以前の国内バイヤーは「コスト・品質・納期(QCD)」の三拍子主義が強く、その裏にあるストーリーにはさほど興味を示しませんでした。しかし、高度経済成長も遠い過去(とくに昭和の文化観)となり、各地で自社企画や共同開発、地場産業活性プロジェクトが活発になっています。

「なぜこの会社に頼むべきか」「一緒に付加価値を創造できるか」など、買い手側でもストーリー性・共創性を重視する傾向が強まっています。バイヤーは購買担当であると同時に、自社のブランド価値を高める“共闘パートナー”という意識を持ち始めているのです。

海外サプライヤーから見た日本企業の神話と課題

海外サプライヤーや現地バイヤーにヒアリングしてみると、「高品質だが説明が不親切」「何を重要視しているか分かりにくい」「交渉の余地が感じられない」といった生の声をよく耳にします。日本独自の“察し”や“暗黙知”は、海外では奥ゆかしさよりも不親切と受け取られやすいのです。

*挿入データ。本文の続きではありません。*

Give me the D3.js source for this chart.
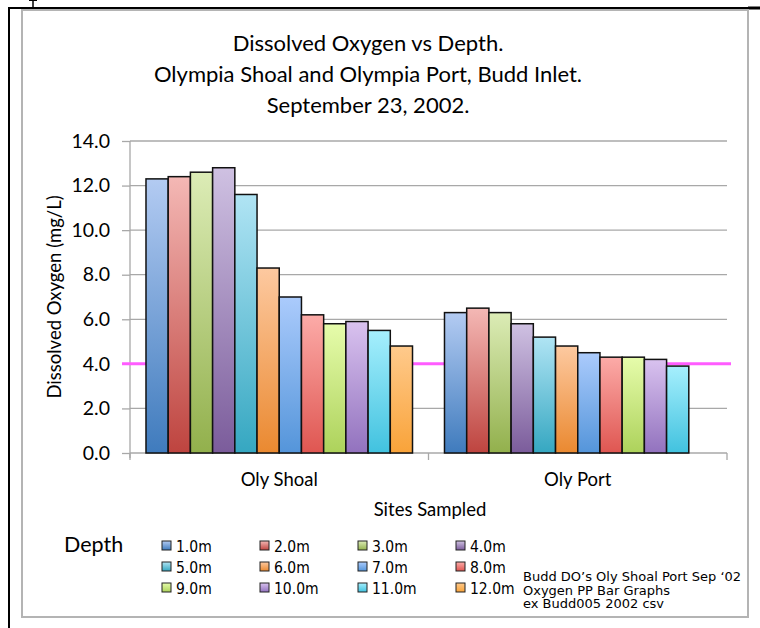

そのため、たとえば「100年以上受け継がれてきた焼入れノウハウ」だけでなく、「この技術が持続可能な社会インフラをどう支えているのか」「なぜ今も手作業を重視しているのか」など、社会的意義・未来貢献という視点で“再翻訳”しなくてはなりません。

また、失敗談や克服への苦労(トライ&エラー)、品質保証体制の進化ストーリーは欧米のバイヤーの共感を呼びやすい部分です。

徹底した現場目線で磨く

ストーリーを創るうえで、実際の工場・現場、調達・品質管理職の声を丹念に拾い上げることも欠かせません。バイヤーが何を知りたいか、どんな「ウラ事情」に興味があるか、現場の職人や工場長・購買担当の相互理解が、より“本物”のストーリーを生み出す礎となります。

たとえば「地元の高校生インターンが金属バリ取りの工程開発で大活躍した」「熟練工の感覚をAIに置き換えきれない理由」など、きめ細やかな現場発信は国内でも海外でも高評価を得やすいです。

まとめ:ブランドストーリーは進化する「現場の智恵」

金属加工業が世界へ向けて自社ブランドを打ち出す時代、本当に届くブランドストーリーは、過去への敬意だけでなく、今の現場と社会の要請、そして異文化への翻訳をかけ合わせてはじめて成立します。

現場で磨かれた高い知見と、今を生きる技術者や調達バイヤーの「現実感」に根差した物語は、どの国・どの業界にも深い共感を与えます。

「日本の製造業=下請け・無名」の時代を越え、世界に開かれた物語を紡ぐことで、御社の技術・人材・現場文化が新たな地平線を切り拓くことでしょう。

私たち自身の“当たり前”を、世界が羨む“特別”へと翻訳し、製造業の新しい時代を創造していきましょう。